Firstly, we should note that WWE is the major game in town anymore, and has the vast majority of fan attention. As a grown man with a full-time job, side hustles, and relationships to maintain, I cannot give 5 hours of my attention to the companies weekly programming, nor to the NXT content that is produced weekly. I keep up on it by reading news and results and watching when I can, and one thing that has stuck in my craw is the lack of pumping up new main roster wrestlers or personalities, and I blame this on the way that WWE, and most likely Triple H, view NXT.
NXT is well regarded by hardcore wrestling fans for it’s logical storytelling, fleshed out characters, and great in-ring action, but those same fans often fail to acknowledge that NXT is a niche product, only presented to the less than 2 million subscribers of WWE Network, many of whom, such as myself, don’t view it. This is an issue, as it is the formative, minor league arm of WWE, but many within the company view it as a brand on par with their Raw and Smackdown shows, which is very misguided.
It is this thought process that leads the company to doing no more than having these NXT wrestlers show up on the main roster, expecting most fans to know who they are, know their journey and backstory, and be excited for their arrival. This is lunacy
For years, WWE introduced new personalities through the use of vignettes that would play for weeks or even months, building up anticipation for a wrestler’s debut while also explaining their character and adding depth.

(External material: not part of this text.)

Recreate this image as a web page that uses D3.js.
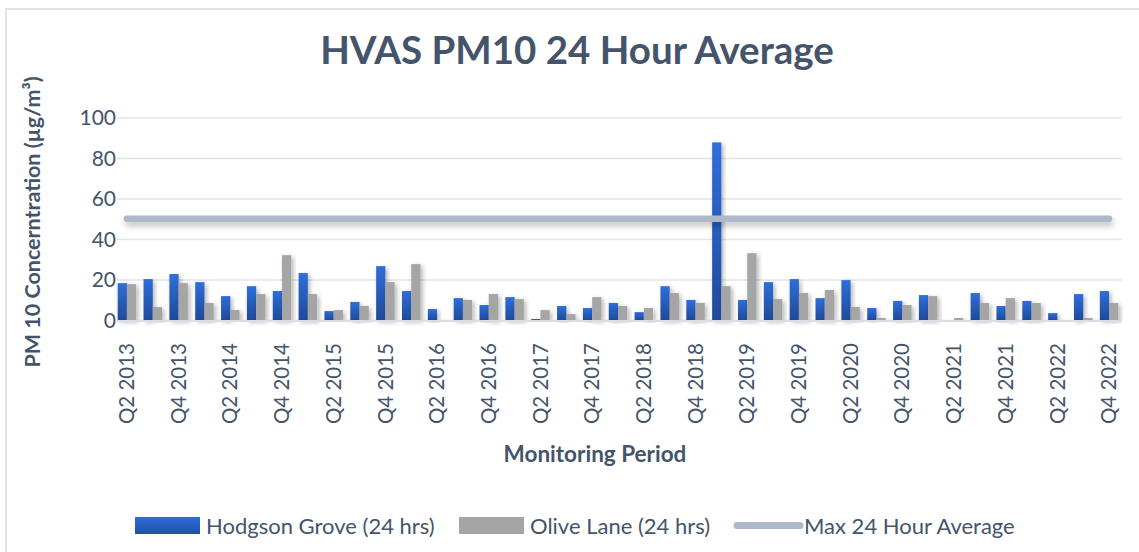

Think of the classic vignettes to build up Ted DiBiase, Mr. Perfect, Razor Ramon, Goldust, Val Venis, Kurt Angle, and even Nathan Jones. Before these characters ever stepped foot in the ring, fans knew who they were, what to expect, and even their heel/face alignment.
The current model of having generic music played while a strange individual walks out onto the main roster stage to cheers from neck beards and indifference from everyone else is a far cry from what we used to get. It is not the fault of the wrestlers, but is definitely an issue with management who decide to just throw these performers into the fray without any proper build up or exposure to their wider audience. It can be simply remedied by filming some vignettes and promos at the performance center, but it’s been years or this same issue and nothing has changed.